Other Potentially Notifiable Events:

  • Other diseases that might spread quickly through a nation or region. These might include things like cholera, plague, or a viral hemorrhagic fever, like Ebola.
  • Other biological, radiological, or chemical events that meet IHR criteria3
  • Serious illnesses of unknown origin.

 Top of Page

How quickly do PHEIC’s have to be reported?

In the U.S., the federal government has the responsibility for assessing and reporting a potential PHEIC concern to WHO. This is done through the WHO regional office for the Americas. U.S. government agencies have 48 hours to make the assessment after learning about an event and an additional 24 hours to notify WHO.4

How many countries have chosen to participate in the IHR?
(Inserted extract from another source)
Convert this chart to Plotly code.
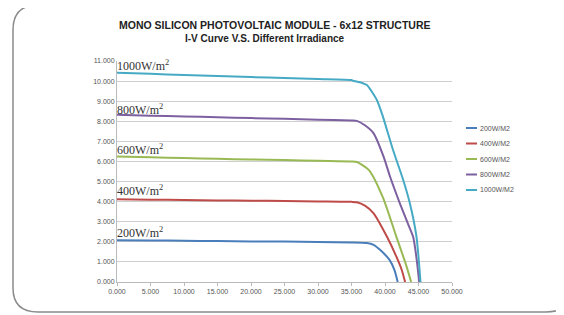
import plotly.graph_objects as go

# ---- data ----
series_names = ["200W/M2", "400W/M2", "600W/M2", "800W/M2", "1000W/M2"]
label_texts = ["200W/m<sup>2</sup>", "400W/m<sup>2</sup>", "600W/m<sup>2</sup>",
               "800W/m<sup>2</sup>", "1000W/m<sup>2</sup>"]
label_y = [2.45, 4.55, 6.6, 8.6, 10.8]

v_200 = [0, 5, 10, 15, 20, 25, 30, 35, 37.3, 38.3, 39.3, 40.7, 41.4, 41.9]
i_200 = [2.08, 2.07, 2.05, 2.04, 2.02, 2.01, 1.99, 1.97, 1.94, 1.85, 1.59, 1.09, 0.6, 0.0]

v_400 = [0, 5, 10, 15, 20, 25, 30, 35, 35.8, 37.0, 38.3, 40.3, 41.7, 42.5, 43.0]
i_400 = [4.12, 4.10, 4.08, 4.06, 4.05, 4.03, 4.01, 3.99, 3.97, 3.80, 3.42, 2.25, 1.26, 0.6, 0.0]

v_600 = [0, 5, 10, 15, 20, 25, 30, 35, 35.8, 37.6, 39.7, 41.7, 43.0, 43.6, 43.9]
i_600 = [6.25, 6.21, 6.17, 6.13, 6.10, 6.07, 6.03, 6.00, 5.97, 5.57, 4.20, 2.25, 1.0, 0.35, 0.0]

v_800 = [0, 5, 10, 15, 20, 25, 30, 35, 35.8, 37.0, 38.3, 39.8, 40.8, 42.2, 43.3, 44.2, 44.7, 45.1]
i_800 = [8.32, 8.28, 8.24, 8.20, 8.16, 8.12, 8.08, 8.04, 8.02, 7.80, 7.40, 6.23, 5.20, 3.93, 3.0, 2.25, 1.2, 0.0]

v_1000 = [0, 5, 10, 15, 20, 25, 30, 35, 35.2, 36.5, 37.3, 38.8, 39.7, 41.2, 42.6, 43.7, 44.7, 45.3]
i_1000 = [10.42, 10.36, 10.30, 10.25, 10.20, 10.15, 10.10, 10.05, 10.02, 9.92, 9.80, 9.05, 8.22, 6.57, 5.20, 3.93, 2.25, 0.0]

x_ticks = [0, 5, 10, 15, 20, 25, 30, 35, 40, 45, 50]
y_ticks = [0, 1, 2, 3, 4, 5, 6, 7, 8, 9, 10, 11]

colors = ["#4A7EBB", "#BE4B48", "#98B954", "#7D60A0", "#46AAC5"]
volts = [v_200, v_400, v_600, v_800, v_1000]
currents = [i_200, i_400, i_600, i_800, i_1000]

# ---- layout geometry (screen pixels; page body adds an 8px offset) ----
OFF = 8
W, H = 564 - OFF, 315 - OFF
L_s, R_s, T_s, B_s = 117, 452, 61, 282   # plot box in screen pixels
PW, PH = R_s - L_s, B_s - T_s

def px(x):
    return (x - L_s) / PW

def py(y):
    return (B_s - y) / PH

fig = go.Figure()
for name, v, i, c in zip(series_names, volts, currents, colors):
    fig.add_trace(go.Scatter(x=v, y=i, mode="lines", name=name, showlegend=False,
                             line=dict(color=c, width=2, shape="spline", smoothing=0.6)))

for txt, yv in zip(label_texts, label_y):
    fig.add_annotation(x=0, y=yv, text=txt, xref="x", yref="y", showarrow=False,
                       xanchor="left", yanchor="middle", xshift=-2,
                       font=dict(family="Liberation Serif", size=12, color="#333333"))

# custom compact legend
leg_x0, leg_y0, leg_dy = 466, 128, 15.5
for k, (name, c) in enumerate(zip(series_names, colors)):
    yy = leg_y0 + k * leg_dy
    fig.add_shape(type="line", xref="paper", yref="paper",
                  x0=px(leg_x0), x1=px(leg_x0 + 11), y0=py(yy), y1=py(yy),
                  line=dict(color=c, width=2))
    fig.add_annotation(x=px(leg_x0 + 12), y=py(yy), xref="paper", yref="paper",
                       text=name, showarrow=False, xanchor="left", yanchor="middle",
                       font=dict(family="Liberation Sans", size=7, color="#555555"))

# titles
fig.add_annotation(x=px(275), y=py(25.5), xref="paper", yref="paper", showarrow=False,
                   text="<b>MONO SILICON PHOTOVOLTAIC MODULE - 6x12 STRUCTURE</b>",
                   font=dict(family="Liberation Sans", size=10.5, color="#222222"),
                   xanchor="center", yanchor="middle")
fig.add_annotation(x=px(265), y=py(38.5), xref="paper", yref="paper", showarrow=False,
                   text="<b>I-V Curve V.S. Different Irradiance</b>",
                   font=dict(family="Liberation Sans", size=10, color="#222222"),
                   xanchor="center", yanchor="middle")

# rounded outer frame
path = (f"M {px(38)},{py(5)} L {px(545)},{py(5)} Q {px(572)},{py(5)} {px(572)},{py(32)} "
        f"L {px(572)},{py(288)} Q {px(572)},{py(312)} {px(546)},{py(312)} "
        f"L {px(38)},{py(312)} Q {px(13)},{py(312)} {px(13)},{py(288)} "
        f"L {px(13)},{py(30)} Q {px(13)},{py(5)} {px(38)},{py(5)} Z")
fig.add_shape(type="path", path=path, xref="paper", yref="paper",
              line=dict(color="#8a8a8a", width=1.5), layer="above")

fig.update_layout(
    width=W, height=H,
    margin=dict(l=L_s - OFF, r=W - (R_s - OFF), t=T_s - OFF, b=H - (B_s - OFF)),
    paper_bgcolor="white", plot_bgcolor="white",
    showlegend=False,
    xaxis=dict(range=[0, 50], tickvals=x_ticks, tickformat=".3f",
               showgrid=False, zeroline=False, showline=True, linecolor="#bbbbbb",
               ticks="outside", ticklen=3, tickcolor="#bbbbbb",
               tickfont=dict(family="Liberation Sans", size=7, color="#555555")),
    yaxis=dict(range=[0, 11], tickvals=y_ticks, tickformat=".3f",
               showgrid=True, gridcolor="#cfcfcf", gridwidth=1, zeroline=False,
               showline=True, linecolor="#bbbbbb",
               tickfont=dict(family="Liberation Sans", size=7, color="#555555")),
)

fig.write_html("out.html")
At present, 196 countries, including all WHO Member States, have chosen to adopt the regulations and to work toward meeting these important public health goals.5

 Top of Page

What is the timeline for countries to meet the goals of the IHR?

Countries had agreed to reach the IHR goals by 2016, but many countries have not yet met them. CDC works with countries across the globe to support reaching these goals to protect Americans from public health threats that have the potential to spread internationally.

 Top of Page

What is CDC doing to help countries meet the goals of the IHR?

CDC assumes a lead role in IHR implementation as it relates to human disease. Our main focus is on helping countries build the capability to prevent infectious disease outbreaks when possible, detect them rapidly when they occur, and respond effectively to ensure that they do not spread internationally.

One major role for CDC is to support existing health monitoring systems that identify and report diseases. We collaborate with public health authorities in countries to improve the ability of national health monitoring systems to report possible PHEICs under IHR provisions.6

 Top of Page

How are the IHR related to the Global Health Security Agenda?

In 2014, most countries had not met the requirements of the IHR, and it was clear that progress toward IHR needed to be accelerated. The United States and a group of like-minded countries launched the Global Health Security Agenda (GHSA).7 The GHSA provides a structure to help countries reach IHR compliance.

The GHSA lays out a framework to:

  • Prevent avoidable epidemics
  • Detect threats early
  • Respond rapidly and effectively8

The GHSA brings much needed attention and resources to global health protection and helps us actualize the IHR by creating clear goals and activities that support the regulations. The GHSA will help us close the gaps left by the IHR – gaps that could leave us vulnerable to disease threats.

 Top of Page

References

  1. CDC. Global Health – International Health Regulations.
  2. WHO. Case definitions for the four diseases requiring notification in all circumstances under the International Health Regulations (2005).
  3. CDC. Global Health – International Health Regulations.
  4. WHO. Annex 2 of the International Health Regulations (2005).
  5. WHO. Strengthening health security by implementing the International Health Regulations (2005).
  6. CDC. Global Health – International Health Regulations.
  7. CDC. Global Health Security Agenda: Action Packages.
  8. CDC. Global Health Security Agenda.